When someone hears their name, it triggers a sense of recognition and makes them feel acknowledged — even in the smallest moments. It tells them: Hey, I see you, and you matter in this moment.

But don’t go overboard — hearing your name seven times in one conversation can feel more creepy than charming. Keep it casual and spaced out so it feels sincere, not scripted.

Why this works:

Our names are deeply tied to our identity, and using them thoughtfully creates instant connection and trust.

3. Offer Small Compliments

Admit it: we all want to hear good things about ourselves. We want people to appreciate us and our efforts, no matter how big or small they are.

You made a scrumptious dinner for your family? You’d look forward to them giving you some positive feedback. Of course, you’d look forward to a little praise. You scored well on a test? You’d wait for that proud smile from your parents. You spent an hour getting ready for a date? You’d 100% hope for a sweet compliment from your beau.

But here’s the thing: you don’t need to gush to make someone feel good. A quick, sincere compliment — like “That color looks great on you” or “You explain things so clearly” — can completely shift someone’s mood.

The key is sincerity. Compliments don’t have to be grand or forced. A little kindness goes a long way.

Likeability Boost:

Compliments feed our need for recognition and can instantly create warmth and trust in a conversation.

4. Keep a Calm, Warm Tone

I cannot emphasize this enough: speaking in a calm, soft tone isn’t just about making others like you — it also says a lot about who you are as a person.

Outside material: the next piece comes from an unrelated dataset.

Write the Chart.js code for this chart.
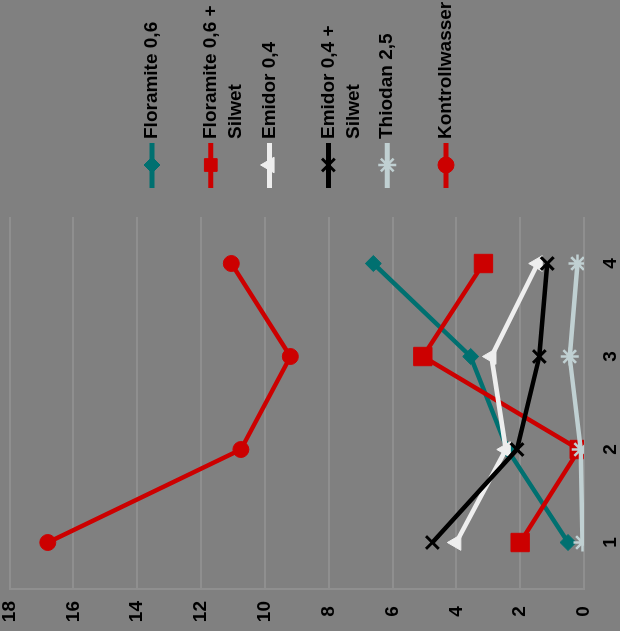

For me, people who speak in loud, aggressive ways are really off-putting. I don’t even like to stay around such people for long unless I absolutely have to.

So please, don’t be that person. You don’t need to be loud, bubbly, or overly enthusiastic to be likeable. And you definitely don’t have to shout to make people listen. A gentle voice and a calmer presence can do wonders — things loud words never could.

It’s your calm and steady energy that draws people in. Aim to keep your tone friendly, avoid sarcasm when it could be misunderstood, and let your voice reflect openness.

The Impact:

The way you speak sets the vibe. If your energy feels warm, people will naturally feel more at ease around you.

5. Remember Small Details

This one goes hand-in-hand with active listening. When you genuinely pay attention to what people share, you naturally start remembering the little things — the specific details, how they said them, and even what they felt in that moment.

At first, these things might seem minor or even insignificant. But for many people (myself included), they mean a lot. I absolutely adore it when someone remembers small things I mentioned in passing — it shows they were really listening.

Now, I’m not saying you have to memorize every word someone says. But if a friend told you last week that they had a job interview or weren’t feeling well, follow up and ask them how it went. These small gestures show that you care. And trust me, that’s the kind of thing people remember.

Why This Works:

When you remember the little things, it shows you were truly present in the moment. It’s a mix of care and effort, and that’s what makes people feel genuinely valued.

6. Make Others Feel Included

Nobody likes feeling like the odd one out. Whether it’s a group chat, a dinner table, or a team meeting, how you include others says a lot about you.

It could be as simple as making eye contact with someone who hasn’t spoken much, asking for their opinion, or shifting your body slightly to open up the circle. These things may seem small, but they make people feel like they belong.

I’ve seen how one kind gesture — just a “What do you think?” or “Come sit with us” — can completely change how comfortable someone feels in a space. And you don’t need to be loud or the life of the party to do it. You just need to notice when someone’s left out and take a tiny step toward them.

The Impact:

Making space for others makes you feel at home to people, and everyone remembers that feeling.

Final Thoughts:

Becoming more likeable isn’t about changing your core personality. It’s about showing up with intention, presence, and warmth. These six habits are easy to adopt, cost nothing, and help you stand out simply by being thoughtful

Whether you’re introverted or extroverted, quiet or expressive, there’s room for all of us to feel a little more connected without pretending to be someone we’re not.